All players really want out of Sonic is a sense of speed, good platforming, and a fun game. Sonic Generations had all of that. It did not have an obtrusive overworld. It did not have an obtrusive storyline. It did not have six billion playable characters. Mario continues on his happy mustachioed way by sticking with what has worked for him in 3D for two decades now. Those are simple, inventive games that can keep players entertained with every new release. Most Mario characters do not even have dialog. Sonic needs to shut up, give up on the “radical” re-designs, and just make fun games first.
Sonic Generations was not perfect. It had to rely on a lot of Quick Time Events and scripted sequences to simulate 3D running. There is iteration to be done here, improvements to be made. Maybe after a nice long break to make fans miss Sonic again, Sega can come back and win them over with a game that just… works.

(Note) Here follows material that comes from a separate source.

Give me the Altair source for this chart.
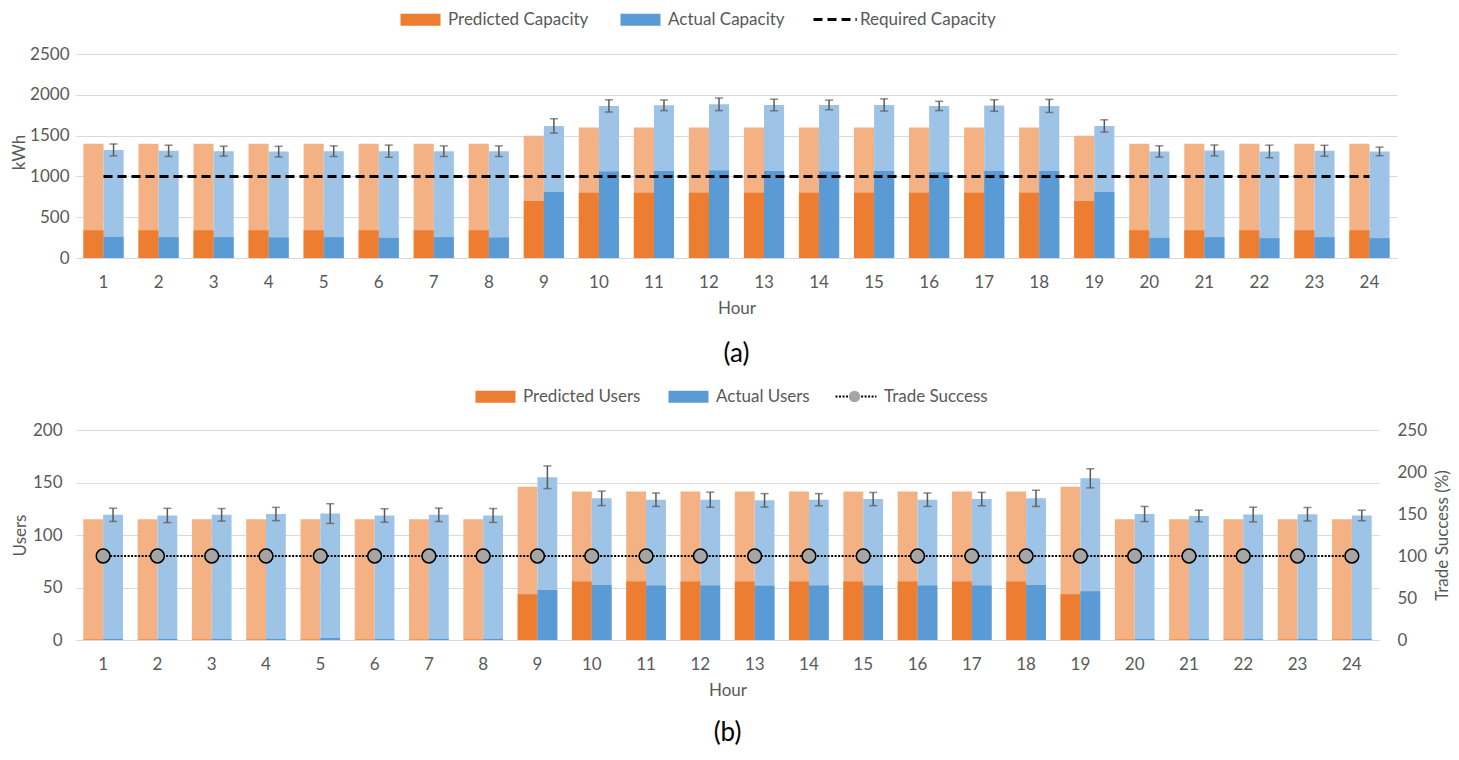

Even while fans have waited an eternity for Kingdom Hearts III, Square Enix has already exhausted the Kingdom Hearts formula. While the wait for the next numbered installment has been interminable, Square Enix has released side games on everything from the DS, 3DS, PSP, and mobile. If you’ve been playing along, that means you’ve now visited Agrabah from Aladdin five times, each time using the same Keyblade, shooting the same Fire spell, and fighting the same Jafar. This series remains stuck in 2002 while constantly adding more and more complicated plot points. If you have not played the HD re-releases to catch up you will be hopelessly lost when Kingdom Hearts III comes along.

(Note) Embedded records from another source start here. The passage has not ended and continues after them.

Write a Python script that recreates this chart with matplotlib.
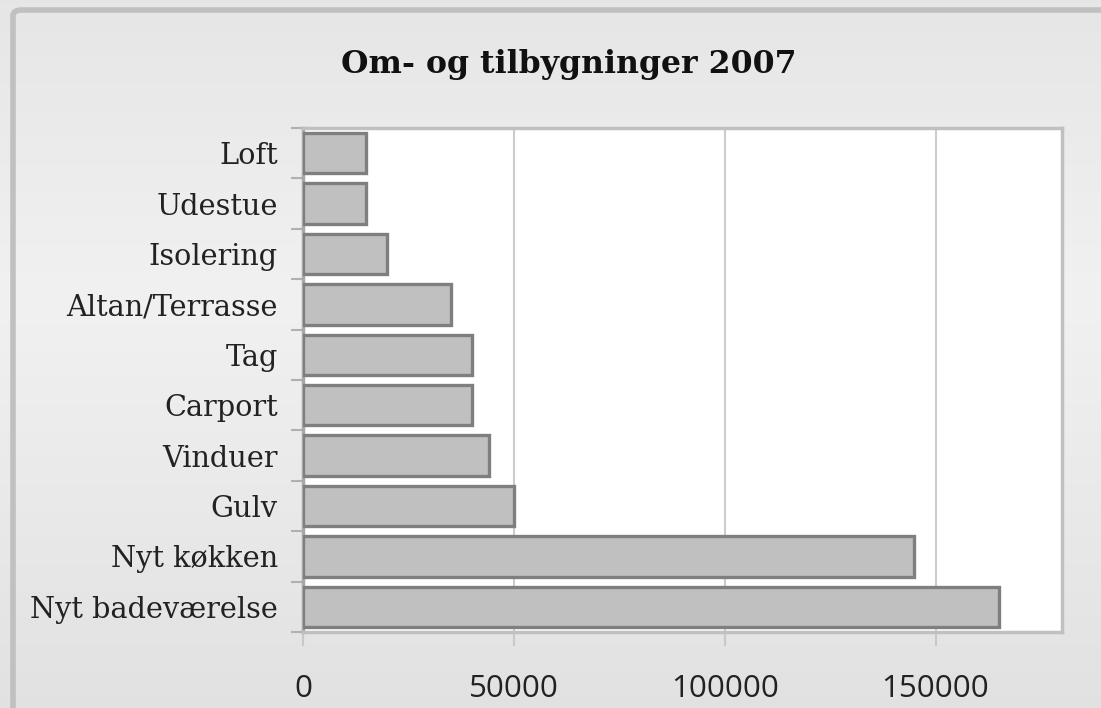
import matplotlib
matplotlib.use("Agg")
import matplotlib.pyplot as plt
import numpy as np
from matplotlib.patches import FancyBboxPatch

categories = ["Nyt badeværelse", "Nyt køkken", "Gulv", "Vinduer", "Carport",
              "Tag", "Altan/Terrasse", "Isolering", "Udestue", "Loft"]
values = [165000, 145000, 50000, 44000, 40000, 40000, 35000, 20000, 15000, 15000]
xticks = [0, 50000, 100000, 150000]
title = "Om- og tilbygninger 2007"

W, H = 1101, 708
fig = plt.figure(figsize=(W/100, H/100), dpi=100)

# background gradient (darker at top/bottom, lighter in the middle)
bg = fig.add_axes([0, 0, 1, 1], zorder=-10)
t = np.linspace(0, 1, 256)
g = 0.945 - 0.06 * np.abs(t - 0.42) / 0.58
grad = g.reshape(-1, 1)
bg.imshow(np.dstack([grad, grad, grad]), aspect="auto", extent=[0, 1, 0, 1], origin="upper")
bg.add_patch(FancyBboxPatch((13/W, -0.05), 1.2, 1 - 10/H + 0.05, boxstyle="round,pad=0,rounding_size=0.008",
                            transform=bg.transAxes, fill=False, ec="#c0c0c0", lw=4))
bg.set_xlim(0, 1); bg.set_ylim(0, 1)
bg.axis("off")

L, R, T, B = 303, 1062, 128, 632
ax = fig.add_axes([L/W, 1 - B/H, (R-L)/W, (B-T)/H])
y = np.arange(len(categories))
ax.barh(y, values, height=0.8, color="#c0c0c0", edgecolor="#7f7f7f", linewidth=2.4, zorder=3)
ax.set_xlim(0, 180000)
ax.set_ylim(-0.5, len(categories) - 0.5)
ax.set_xticks(xticks)
ax.set_xticklabels([str(v) for v in xticks], family="Open Sans", fontsize=22.5, color="#222222")
ax.set_yticks(y)
ax.set_yticklabels(categories, family="DejaVu Serif", fontsize=20.7, color="#222222")
ax.set_yticks(np.arange(len(categories) + 1) - 0.5, minor=True)
ax.tick_params(axis="y", which="major", length=0, pad=18)
ax.tick_params(axis="y", which="minor", length=9, color="#b0b0b0", width=1.5)
ax.tick_params(axis="x", length=10, color="#c8c8c8", width=1.5, pad=20.5)
ax.grid(axis="x", color="#cccccc", lw=1.5, zorder=0)
for s in ["top", "right", "bottom"]:
    ax.spines[s].set_color("#c0c0c0"); ax.spines[s].set_linewidth(2.5)
ax.spines["left"].set_color("#a8a8a8"); ax.spines["left"].set_linewidth(2.5)

fig.text(569/W, 1 - 65/H, title, ha="center", va="center", family="DejaVu Serif",
         fontweight="bold", fontsize=22.7, color="#111111")

fig.savefig("out.png", dpi=100)
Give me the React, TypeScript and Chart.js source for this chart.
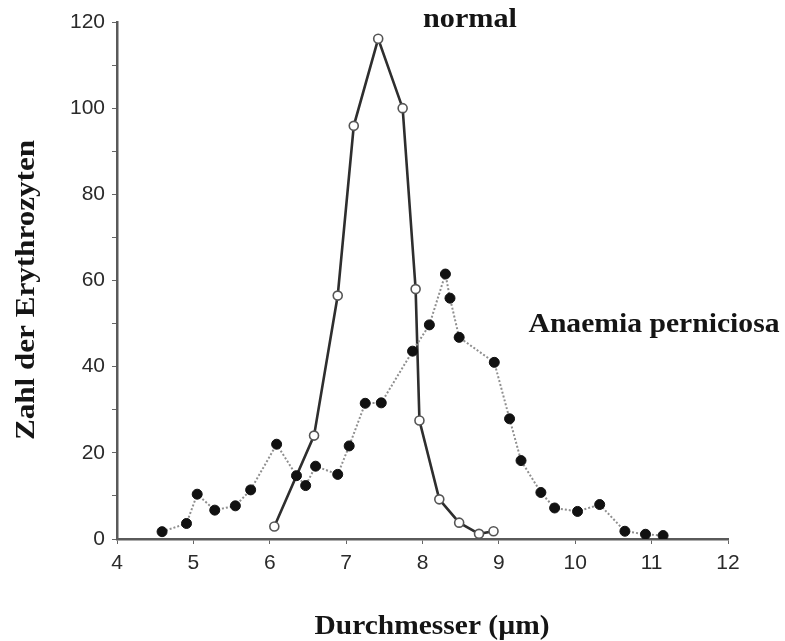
import React, { useEffect, useRef } from "react";
import { Chart, registerables } from "chart.js";

Chart.register(...registerables);

const normalX = [6.06, 6.58, 6.89, 7.1, 7.42, 7.74, 7.91, 7.96, 8.22, 8.48, 8.74, 8.93];
const normalY = [2.9, 24, 56.5, 95.9, 116.1, 100, 58, 27.5, 9.2, 3.8, 1.2, 1.8];

const anaemiaX = [4.59, 4.91, 5.05, 5.28, 5.55, 5.75, 6.09, 6.35, 6.47, 6.6, 6.89, 7.04, 7.25, 7.46, 7.87, 8.09, 8.3, 8.36, 8.48, 8.94, 9.14, 9.29, 9.55, 9.73, 10.03, 10.32, 10.65, 10.92, 11.15];
const anaemiaY = [1.7, 3.6, 10.4, 6.7, 7.7, 11.4, 22, 14.7, 12.4, 16.9, 15, 21.6, 31.5, 31.6, 43.6, 49.7, 61.5, 55.9, 46.8, 41, 27.9, 18.2, 10.8, 7.2, 6.4, 8, 1.8, 1.1, 0.8];

const xTitle = "Durchmesser (µm)";
const yTitle = "Zahl der Erythrozyten";
const normalLabel = "normal";
const anaemiaLabel = "Anaemia perniciosa";

const SERIF = 'bold 28px "Liberation Serif", "DejaVu Serif", serif';

function drawFit(ctx: CanvasRenderingContext2D, text: string, cx: number, cy: number, targetW: number, rot = 0) {
  ctx.save();
  ctx.font = SERIF;
  ctx.fillStyle = "#151515";
  ctx.textAlign = "center";
  ctx.textBaseline = "middle";
  const w = ctx.measureText(text).width;
  const sx = targetW / w;
  ctx.translate(cx, cy);
  if (rot) ctx.rotate(rot);
  ctx.scale(sx, 1);
  ctx.fillText(text, 0, 0);
  ctx.restore();
}

const textPlugin = {
  id: "texts",
  afterDraw(chart: any) {
    const ctx = chart.ctx as CanvasRenderingContext2D;
    drawFit(ctx, normalLabel, 470, 20, 94);
    drawFit(ctx, anaemiaLabel, 654, 325, 251);
    drawFit(ctx, xTitle, 432, 627, 235);
    drawFit(ctx, yTitle, 27, 290, 300, -Math.PI / 2);
  },
};

export default function App() {
  const ref = useRef<HTMLCanvasElement | null>(null);
  useEffect(() => {
    document.body.style.margin = "0";
    const canvas = ref.current;
    if (!canvas) return;
    const chart = new Chart(canvas, {
      type: "scatter",
      data: {
        datasets: [
          {
            label: anaemiaLabel,
            data: anaemiaX.map((x, i) => ({ x, y: anaemiaY[i] })),
            showLine: true,
            borderColor: "#8f8f8f",
            borderWidth: 2,
            borderDash: [2, 2],
            pointBackgroundColor: "#111",
            pointBorderColor: "#111",
            pointRadius: 5,
            pointBorderWidth: 1,
          },
          {
            label: normalLabel,
            data: normalX.map((x, i) => ({ x, y: normalY[i] })),
            showLine: true,
            borderColor: "#2e2e2e",
            borderWidth: 2.6,
            pointBackgroundColor: "#fff",
            pointBorderColor: "#555",
            pointRadius: 4.5,
            pointBorderWidth: 1.6,
          },
        ],
      },
      options: {
        animation: false,
        responsive: false,
        maintainAspectRatio: false,
        layout: { padding: { left: 0, right: 57, top: 22, bottom: 0 } },
        plugins: { legend: { display: false }, tooltip: { enabled: false } },
        scales: {
          x: {
            type: "linear",
            min: 4,
            max: 12,
            afterFit(scale: any) {
              scale.height = 102;
            },
            border: { display: true, color: "#5a5a5a", width: 2.5 },
            grid: { display: true, drawOnChartArea: false, drawTicks: true, tickLength: 5, color: "#666" },
            ticks: {
              stepSize: 1,
              padding: 7,
              color: "#2a2a2a",
              font: { family: '"Liberation Sans", Arial, sans-serif', size: 21 },
            },
          },
          y: {
            type: "linear",
            min: 0,
            max: 120,
            afterFit(scale: any) {
              scale.width = 117;
            },
            border: { display: true, color: "#5a5a5a", width: 2.5 },
            grid: { display: true, drawOnChartArea: false, drawTicks: true, tickLength: 5, color: "#666" },
            ticks: {
              stepSize: 10,
              padding: 7,
              color: "#2a2a2a",
              font: { family: '"Liberation Sans", Arial, sans-serif', size: 21 },
              callback: (v: any) => (Number(v) % 20 === 0 ? String(v) : ""),
            },
          },
        },
      },
      plugins: [textPlugin],
    });
    return () => chart.destroy();
  }, []);
  return (
    <div style={{ position: "absolute", left: 0, top: 0, width: 785, height: 641, background: "#fff" }}>
      <canvas ref={ref} width={785} height={641} style={{ width: 785, height: 641, display: "block" }} />
    </div>
  );
}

That is not to say that Kingdom Hearts has not had great gameplay. These have been quality games that have mixed together the cuteness of Disney with the baroque weirdness of Final Fantasy. But the games have also remained generally stuck on a treadmill of similar gameplay since the beginning. Extraneous details like Drive Forms, Summons, Cards, Panel Systems, and Pokemon-esque allies have come and gone. But ultimately Kingdom Hearts still has the same old button mashy combat and floaty jumps. While action RPGs have grown industry-wide to focus on dodging, parries, and real skill, Kingdom Hearts is still a game of flash and glitz. Ultimately the only thing new to Kingdom Hearts III is an unnecessary sheen of modern graphics. What we have seen of the gameplay itself looks like it could have worked on the PlayStation 2.

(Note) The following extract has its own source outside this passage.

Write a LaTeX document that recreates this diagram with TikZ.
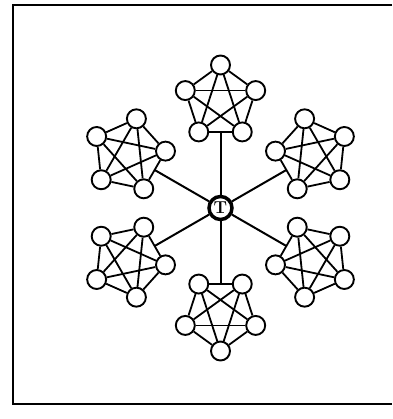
\documentclass[tikz,border=0pt]{standalone}
\begin{document}
\begin{tikzpicture}[x=1pt,y=1pt,
  peer/.style={circle,draw,line width=1.9pt,minimum size=19pt,inner sep=0pt,fill=white},
  link/.style={line width=1.8pt},
  spoke/.style={line width=2pt},
  hub/.style={circle,draw,line width=3.5pt,minimum size=23pt,inner sep=0pt,font=\bfseries\LARGE},
  frame/.style={line width=1.8pt}]
\useasboundingbox (0,0) rectangle (392,419);
\draw[frame] (392,414) -- (13,414) -- (13,15) -- (392,15);
\node[hub] (T) at (220.5,211) {T};
\foreach \i in {1,...,6}{
  \pgfmathsetmacro\ang{90-60*(\i-1)}
  \pgfmathsetmacro\cx{220.5+106*cos(\ang)}
  \pgfmathsetmacro\cy{211+106*sin(\ang)}
  \foreach \k in {0,...,4}{
    \node[peer] (n\i\k) at ({\cx+37*cos(\ang+72*\k)},{\cy+37*sin(\ang+72*\k)}) {};
  }
  \foreach \a/\b in {0/1,0/2,0/3,0/4,1/2,1/3,1/4,2/3,2/4,3/4}{
    \draw[link] (n\i\a) -- (n\i\b);
  }
  \coordinate (m\i) at ({\cx+30*cos(\ang+180)},{\cy+30*sin(\ang+180)});
  \draw[spoke] (T) -- (m\i);
}
\end{tikzpicture}
\end{document}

In 2016 the sheer maddening complexity of the Kingdom Hearts series storyline is doing nobody any favors. Between Heartless, Nobodies, Unversed, Dream Eaters, and who knows what else, the cosmology of this universe is too difficult to follow. Weirdness does not equal good writing – this is a lesson Square Enix in general needs to learn. Kingdom Hearts III needs to complete the now long-overdue arc with Xehanort and try to get the series back to a simpler character-driven place. The Sora, Riku, Kairi friendship has been the emotional center of this series for years. It is unfortunate that it has been lost in the sea of clones, time travel, and nonsense. It would help if the series could also find a place again for its Disney movies other than as filler between all the Organization XIII business.